There is an overabundance of moose on Isle Royale, and without enough wolves to keep their population in check their numbers will continue to grow, said Rolf Peterson, a research professor at Michigan Technological University who has been studying the wolves and moose on the island for the past 48 years.

His research — the world’s longest running predator-prey study — was also threatened by the U.S. government shutdown. On Friday, just hours before U.S. President Donald Trump temporarily ended the government shutdown, the Isle Royale National Park had secured funding from a non-profit organization to go ahead with its part in the wolves’ transfer from Canada. The funding also allowed it to open the park to researchers to continue the predator-prey study.

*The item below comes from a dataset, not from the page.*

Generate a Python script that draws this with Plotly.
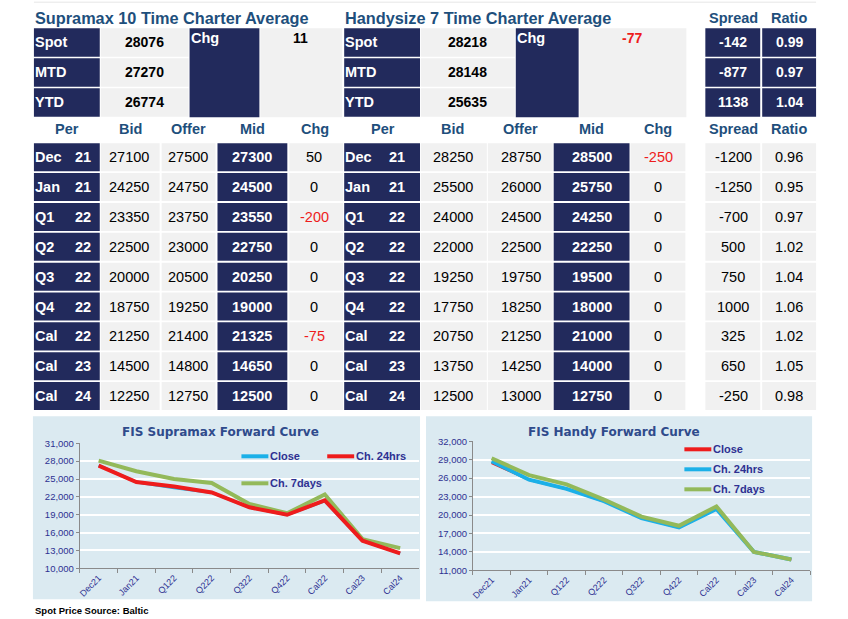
import plotly.graph_objects as go

# forward curve categories / table periods
categories = ['Dec21', 'Jan21', 'Q122', 'Q222', 'Q322', 'Q422', 'Cal22', 'Cal23', 'Cal24']
per_name = ['Dec', 'Jan', 'Q1', 'Q2', 'Q3', 'Q4', 'Cal', 'Cal', 'Cal']
per_year = ['21', '21', '22', '22', '22', '22', '22', '23', '24']

# supramax table
supra_bid = [27100, 24250, 23350, 22500, 20000, 18750, 21250, 14500, 12250]
supra_offer = [27500, 24750, 23750, 23000, 20500, 19250, 21400, 14800, 12750]
supra_mid = [27300, 24500, 23550, 22750, 20250, 19000, 21325, 14650, 12500]
supra_chg = [50, 0, -200, 0, 0, 0, -75, 0, 0]

# handysize table
handy_bid = [28250, 25500, 24000, 22000, 19250, 17750, 20750, 13750, 12500]
handy_offer = [28750, 26000, 24500, 22500, 19750, 18250, 21250, 14250, 13000]
handy_mid = [28500, 25750, 24250, 22250, 19500, 18000, 21000, 14000, 12750]
handy_chg = [-250, 0, 0, 0, 0, 0, 0, 0, 0]

fwd_spread = [-1200, -1250, -700, 500, 750, 1000, 325, 650, -250]
fwd_ratio = [0.96, 0.95, 0.97, 1.02, 1.04, 1.06, 1.02, 1.05, 0.98]

# spot block
spot_labels = ['Spot', 'MTD', 'YTD']
supra_spot = [28076, 27270, 26774]
supra_spot_chg = 11
handy_spot = [28218, 28148, 25635]
handy_spot_chg = -77
spot_spread = [-142, -877, 1138]
spot_ratio = [0.99, 0.97, 1.04]

# forward curves
supra_close = [27300, 24500, 23550, 22750, 20250, 19000, 21325, 14650, 12500]
supra_24h = [27250, 24500, 23750, 22750, 20250, 19000, 21400, 14650, 12500]
supra_7d = [28100, 26300, 25000, 24350, 20800, 19250, 22400, 14900, 13400]
handy_close = [28500, 25750, 24250, 22250, 19500, 18000, 21000, 14000, 12750]
handy_24h = [28750, 25750, 24250, 22250, 19500, 18000, 21000, 14000, 12750]
handy_7d = [29250, 26500, 25000, 22500, 19750, 18250, 21400, 14000, 12750]

W, H = 848, 619
NAVY = '#222a5c'
GREY = '#f1f1f1'
TITLE_BLUE = '#1e4f7c'
RED = '#ee1c1c'
CYAN = '#1bb0e8'
GREEN = '#93b95a'
LEG_BLUE = '#2e3192'
PANEL = '#dbeaf1'
FONT = 'Liberation Sans, Arial, sans-serif'

fig = go.Figure()


def px(x):
    return x / W


def py(y):
    # the snapshot comes out slightly squeezed vertically, undo that
    return 1 - (y - 4.8) / 0.982 / H


def cell(x0, x1, y0, y1, color):
    fig.add_shape(type='rect', xref='paper', yref='paper', layer='below',
                  x0=px(x0), x1=px(x1), y0=py(y1), y1=py(y0),
                  fillcolor=color, line_width=0)


def label(x, y, s, color='black', size=14, bold=False, anchor='center', family=FONT):
    if bold:
        s = '<b>' + s + '</b>'
    fig.add_annotation(x=px(x), y=py(y), xref='paper', yref='paper', text=s,
                       showarrow=False, xanchor=anchor, yanchor='middle',
                       font=dict(family=family, size=size, color=color))


def chg_color(v):
    return RED if v < 0 else 'black'


# --- titles
label(31, 17, 'Supramax 10 Time Charter Average', TITLE_BLUE, 16.3, True, 'left')
label(342, 17, 'Handysize 7 Time Charter Average', TITLE_BLUE, 16.3, True, 'left')
label(733, 17, 'Spread', TITLE_BLUE, 14.5, True)
label(789, 17, 'Ratio', TITLE_BLUE, 14.5, True)
fig.add_shape(type='line', xref='paper', yref='paper', x0=px(32), x1=px(816), y0=py(1), y1=py(1),
              line=dict(color='#e6e6e6', width=1))

# --- spot block
top_rows = [27 + i * 30 for i in range(3)]
cell(188, 258, 27, 116, NAVY)
cell(259, 341, 27, 116, GREY)
cell(515, 578, 27, 116, NAVY)
cell(579, 686, 27, 116, GREY)
label(187, 37, 'Chg', 'white', 14.5, True, 'left')
label(299, 37, str(supra_spot_chg), chg_color(supra_spot_chg), 14, True)
label(514, 37, 'Chg', 'white', 14.5, True, 'left')
label(631, 37, str(handy_spot_chg), chg_color(handy_spot_chg), 14, True)
for i, t in enumerate(top_rows):
    b = t + 28.5
    m = (t + b) / 2
    cell(32, 98, t, b, NAVY)
    cell(99, 187, t, b, GREY)
    cell(343, 419, t, b, NAVY)
    cell(420, 514, t, b, GREY)
    cell(705, 760, t, b, NAVY)
    cell(762, 816, t, b, NAVY)
    label(31, m, spot_labels[i], 'white', 14.5, True, 'left')
    label(143, m, str(supra_spot[i]), 'black', 14, True)
    label(342, m, spot_labels[i], 'white', 14.5, True, 'left')
    label(467, m, str(handy_spot[i]), 'black', 14, True)
    label(733, m, str(spot_spread[i]), 'white', 14, True)
    label(789, m, '%.2f' % spot_ratio[i], 'white', 14, True)

# --- forward table headers
for x, s in [(65, 'Per'), (129, 'Bid'), (187, 'Offer'), (251, 'Mid'), (314, 'Chg'),
             (382, 'Per'), (452, 'Bid'), (520, 'Offer'), (591, 'Mid'), (658, 'Chg'),
             (733, 'Spread'), (789, 'Ratio')]:
    label(x, 128, s, TITLE_BLUE, 14.5, True)

# --- forward table rows
for i in range(len(per_name)):
    t = 142 + i * 29.85
    b = t + 28
    m = (t + b) / 2
    # supramax
    cell(32, 98, t, b, NAVY)
    cell(99, 158, t, b, GREY)
    cell(160, 214, t, b, GREY)
    cell(216, 286, t, b, NAVY)
    cell(288, 342, t, b, GREY)
    label(31, m, per_name[i], 'white', 14.5, True, 'left')
    label(91, m, per_year[i], 'white', 14.5, True, 'right')
    label(127, m, str(supra_bid[i]), size=14.5)
    label(186, m, str(supra_offer[i]), size=14.5)
    label(251, m, str(supra_mid[i]), 'white', 14.5, True)
    label(313, m, str(supra_chg[i]), chg_color(supra_chg[i]), 14.5)
    # handysize
    cell(343, 419, t, b, NAVY)
    cell(420, 486, t, b, GREY)
    cell(487, 552, t, b, GREY)
    cell(553, 629, t, b, NAVY)
    cell(630, 685, t, b, GREY)
    label(342, m, per_name[i], 'white', 14.5, True, 'left')
    label(406, m, per_year[i], 'white', 14.5, True, 'right')
    label(452, m, str(handy_bid[i]), size=14.5)
    label(520, m, str(handy_offer[i]), size=14.5)
    label(591, m, str(handy_mid[i]), 'white', 14.5, True)
    label(658, m, str(handy_chg[i]), chg_color(handy_chg[i]), 14.5)
    # spread / ratio
    cell(705, 760, t, b, GREY)
    cell(762, 816, t, b, GREY)
    label(733, m, str(fwd_spread[i]), size=14.5)
    label(789, m, '%.2f' % fwd_ratio[i], size=14.5)

# --- chart panels
cell(31, 419, 415, 598, PANEL)
cell(425, 812, 415, 600, PANEL)
label(219, 431, 'FIS Supramax Forward Curve', '#2f4b8c', 12, True, family='DejaVu Sans')
label(613, 431, 'FIS Handy Forward Curve', '#2f4b8c', 12, True, family='DejaVu Sans')

# supramax curves
fig.add_trace(go.Scatter(x=categories, y=supra_close, mode='lines', name='Close',
                         line=dict(color=CYAN, width=3), xaxis='x', yaxis='y'))
fig.add_trace(go.Scatter(x=categories, y=supra_7d, mode='lines', name='Ch. 7days',
                         line=dict(color=GREEN, width=4), xaxis='x', yaxis='y'))
fig.add_trace(go.Scatter(x=categories, y=supra_24h, mode='lines', name='Ch. 24hrs',
                         line=dict(color=RED, width=4), xaxis='x', yaxis='y'))
# handy curves
fig.add_trace(go.Scatter(x=categories, y=handy_close, mode='lines', name='Close',
                         line=dict(color=RED, width=2.5), xaxis='x2', yaxis='y2'))
fig.add_trace(go.Scatter(x=categories, y=handy_24h, mode='lines', name='Ch. 24hrs',
                         line=dict(color=CYAN, width=4), xaxis='x2', yaxis='y2'))
fig.add_trace(go.Scatter(x=categories, y=handy_7d, mode='lines', name='Ch. 7days',
                         line=dict(color=GREEN, width=4), xaxis='x2', yaxis='y2'))

# hand drawn legends
for x0, y, s, c in [(240, 455, 'Close', CYAN), (326, 455, 'Ch. 24hrs', RED), (240, 482, 'Ch. 7days', GREEN),
                    (684, 448, 'Close', RED), (684, 468, 'Ch. 24hrs', CYAN), (684, 488, 'Ch. 7days', GREEN)]:
    fig.add_shape(type='line', xref='paper', yref='paper', x0=px(x0), x1=px(x0 + 27), y0=py(y), y1=py(y),
                  line=dict(color=c, width=4))
    label(x0 + 27, y, s, LEG_BLUE, 11, True, 'left')

# footer
label(31, 609, 'Spot Price Source: Baltic', 'black', 9.5, True, 'left')

xax = dict(type='category', categoryorder='array', categoryarray=categories, range=[-0.5, 8.5],
           tickson='boundaries', ticks='outside', ticklen=4, tickcolor='#8a8a8a',
           showline=True, linecolor='#8a8a8a', linewidth=1, showgrid=False, tickangle=-45,
           tickfont=dict(family=FONT, size=9, color=LEG_BLUE))
yax = dict(dtick=3000, tickformat=',', showgrid=True, gridcolor='white', gridwidth=1.5,
           showline=True, linecolor='#8a8a8a', linewidth=1, ticks='outside', ticklen=3,
           tickcolor='#8a8a8a', zeroline=False, tickfont=dict(family=FONT, size=9.5, color=LEG_BLUE))

fig.update_layout(
    width=W,
    height=H,
    margin=dict(l=0, r=0, t=0, b=0),
    paper_bgcolor='white',
    plot_bgcolor=PANEL,
    showlegend=False,
    xaxis=dict(xax, domain=[px(78), px(418)], anchor='y'),
    yaxis=dict(yax, domain=[py(567), py(442)], range=[10000, 31000], tick0=10000, anchor='x'),
    xaxis2=dict(xax, domain=[px(472), px(810)], anchor='y2'),
    yaxis2=dict(yax, domain=[py(569), py(440)], range=[11000, 32000], tick0=11000, anchor='x2'),
)

pin = ("document.body.style.margin='0';document.body.style.overflow='hidden';"
       "var g=document.getElementById('{plot_id}');"
       "g.style.position='fixed';g.style.left='0px';g.style.top='0px';")
fig.write_html('out.html', config={'displayModeBar': False}, post_script=pin)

“The shutdown jeopardized the integrity of the data and of the entire study itself,” said Peterson, who plans to return to the park as soon as the Canadian wolves are moved.

“These large-bodied Canadian wolves are incredibly important,” he said. “They can help save both the wolf pack and the balsam fir.”

The moose on the island, with a population of about 1,600, have decimated the balsam fir trees on the island.

Twenty-two years ago, a lone wolf, likely from Canada, made its way on an ice bridge onto Isle Royale, Peterson said, and was a wildly successful mate with offspring in every pack and eventually his genes made their way into every single younger generation wolf on the island.

“Then the kill rate of moose by wolves reached a level we hadn’t ever seen before in 50 years. They were killing 20 per cent of the moose every year, which had implications for the forest,” Peterson said.

“We saw forest regeneration we had never seen before.”

But that wolf, dubbed the “Old Grey Guy,” Green said, was so successful that inbreeding became very severe. Eventually the wolf population crashed and bottomed out at two, which is when the park decided it needed outside help. Four wolves were brought in from Minnesota in the fall, but one died of pneumonia a month later.

Green said they knew about the issues facing the wolves on Michipicoten Island and Michigan’s governor at the time, Rick Snyder, reached out to Ontario Premier Doug Ford to ask for “an infusion of Canadian wolves.” 

Ford agreed.

“Let’s hope everything goes well with the move,” Bumstead said.